§ WORK TO COMPLETE: Repeat every line exactly, keeping the pictures out of the copy.

**** SUPPLIED DATA

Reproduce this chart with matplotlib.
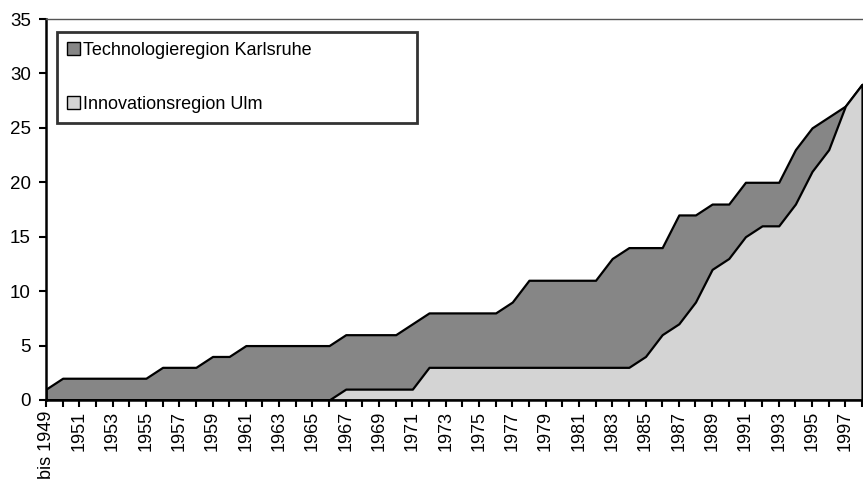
import matplotlib
matplotlib.use('Agg')
import matplotlib.pyplot as plt
from matplotlib.patches import Patch

plt.rcParams['font.family'] = ['Liberation Sans', 'DejaVu Sans']

# Daten (kumulierte Anzahl)
years = list(range(1949, 1999))
karlsruhe = [1, 2, 2, 2, 2, 2, 2, 3, 3, 3,
             4, 4, 5, 5, 5, 5, 5, 5, 6, 6,
             6, 6, 7, 8, 8, 8, 8, 8, 9, 11,
             11, 11, 11, 11, 13, 14, 14, 14, 17, 17,
             18, 18, 20, 20, 20, 23, 25, 26, 27, 29]
ulm = [0, 0, 0, 0, 0, 0, 0, 0, 0, 0,
       0, 0, 0, 0, 0, 0, 0, 0, 1, 1,
       1, 1, 1, 3, 3, 3, 3, 3, 3, 3,
       3, 3, 3, 3, 3, 3, 4, 6, 7, 9,
       12, 13, 15, 16, 16, 18, 21, 23, 27, 29]
series_names = ['Technologieregion Karlsruhe', 'Innovationsregion Ulm']
tick_labels = ['bis 1949' if y == 1949 else (str(y) if y % 2 == 1 else '') for y in years]

col_ka = '#868686'
col_ulm = '#d4d4d4'

fig = plt.figure(figsize=(8.63, 4.84), dpi=100)
ax = fig.add_axes([46 / 863, 1 - 400 / 484, (862 - 46) / 863, (400 - 19) / 484])

ax.fill_between(years, karlsruhe, 0, facecolor=col_ka, edgecolor='black', linewidth=1.6, zorder=2)
ax.fill_between(years, ulm, 0, facecolor=col_ulm, edgecolor='black', linewidth=1.6, zorder=3)

ax.set_xlim(1949, 1998)
ax.set_ylim(0, 35)
ax.set_yticks(range(0, 36, 5))
ax.set_xticks(years)
ax.set_xticklabels(tick_labels, rotation=90, va='top', ha='center')

ax.tick_params(axis='both', direction='out', length=5, width=1.5, labelsize=13, color='black')
ax.tick_params(axis='x', pad=3)
ax.tick_params(axis='y', pad=6, labelsize=13.5)

ax.spines['left'].set_linewidth(1.8)
ax.spines['bottom'].set_linewidth(1.8)
ax.spines['bottom'].set_zorder(5)
ax.spines['top'].set_linewidth(1.0)
ax.spines['top'].set_color('#555555')
ax.spines['right'].set_visible(False)

handles = [Patch(facecolor=col_ka, edgecolor='black', linewidth=1.0),
           Patch(facecolor=col_ulm, edgecolor='black', linewidth=1.0)]
leg = fig.legend(handles, series_names, loc='upper left',
                 bbox_to_anchor=(57 / 863, 1 - 132 / 484, (417 - 57) / 863, 100 / 484),
                 mode='expand', fontsize=13, frameon=True, fancybox=False, shadow=False,
                 handlelength=0.7, handleheight=0.7, handletextpad=0.2,
                 labelspacing=2.05, borderpad=0.55, borderaxespad=0)
leg.get_frame().set_edgecolor('black')
leg.get_frame().set_linewidth(2.0)

fig.savefig('out.png', dpi=100)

********

§ COMPLETED EXERCISE:
Reproduce this chart with matplotlib.
import matplotlib
matplotlib.use('Agg')
import matplotlib.pyplot as plt
from matplotlib.patches import Patch

plt.rcParams['font.family'] = ['Liberation Sans', 'DejaVu Sans']

# Daten (kumulierte Anzahl)
years = list(range(1949, 1999))
karlsruhe = [1, 2, 2, 2, 2, 2, 2, 3, 3, 3,
             4, 4, 5, 5, 5, 5, 5, 5, 6, 6,
             6, 6, 7, 8, 8, 8, 8, 8, 9, 11,
             11, 11, 11, 11, 13, 14, 14, 14, 17, 17,
             18, 18, 20, 20, 20, 23, 25, 26, 27, 29]
ulm = [0, 0, 0, 0, 0, 0, 0, 0, 0, 0,
       0, 0, 0, 0, 0, 0, 0, 0, 1, 1,
       1, 1, 1, 3, 3, 3, 3, 3, 3, 3,
       3, 3, 3, 3, 3, 3, 4, 6, 7, 9,
       12, 13, 15, 16, 16, 18, 21, 23, 27, 29]
series_names = ['Technologieregion Karlsruhe', 'Innovationsregion Ulm']
tick_labels = ['bis 1949' if y == 1949 else (str(y) if y % 2 == 1 else '') for y in years]

col_ka = '#868686'
col_ulm = '#d4d4d4'

fig = plt.figure(figsize=(8.63, 4.84), dpi=100)
ax = fig.add_axes([46 / 863, 1 - 400 / 484, (862 - 46) / 863, (400 - 19) / 484])

ax.fill_between(years, karlsruhe, 0, facecolor=col_ka, edgecolor='black', linewidth=1.6, zorder=2)
ax.fill_between(years, ulm, 0, facecolor=col_ulm, edgecolor='black', linewidth=1.6, zorder=3)

ax.set_xlim(1949, 1998)
ax.set_ylim(0, 35)
ax.set_yticks(range(0, 36, 5))
ax.set_xticks(years)
ax.set_xticklabels(tick_labels, rotation=90, va='top', ha='center')

ax.tick_params(axis='both', direction='out', length=5, width=1.5, labelsize=13, color='black')
ax.tick_params(axis='x', pad=3)
ax.tick_params(axis='y', pad=6, labelsize=13.5)

ax.spines['left'].set_linewidth(1.8)
ax.spines['bottom'].set_linewidth(1.8)
ax.spines['bottom'].set_zorder(5)
ax.spines['top'].set_linewidth(1.0)
ax.spines['top'].set_color('#555555')
ax.spines['right'].set_visible(False)

handles = [Patch(facecolor=col_ka, edgecolor='black', linewidth=1.0),
           Patch(facecolor=col_ulm, edgecolor='black', linewidth=1.0)]
leg = fig.legend(handles, series_names, loc='upper left',
                 bbox_to_anchor=(57 / 863, 1 - 132 / 484, (417 - 57) / 863, 100 / 484),
                 mode='expand', fontsize=13, frameon=True, fancybox=False, shadow=False,
                 handlelength=0.7, handleheight=0.7, handletextpad=0.2,
                 labelspacing=2.05, borderpad=0.55, borderaxespad=0)
leg.get_frame().set_edgecolor('black')
leg.get_frame().set_linewidth(2.0)

fig.savefig('out.png', dpi=100)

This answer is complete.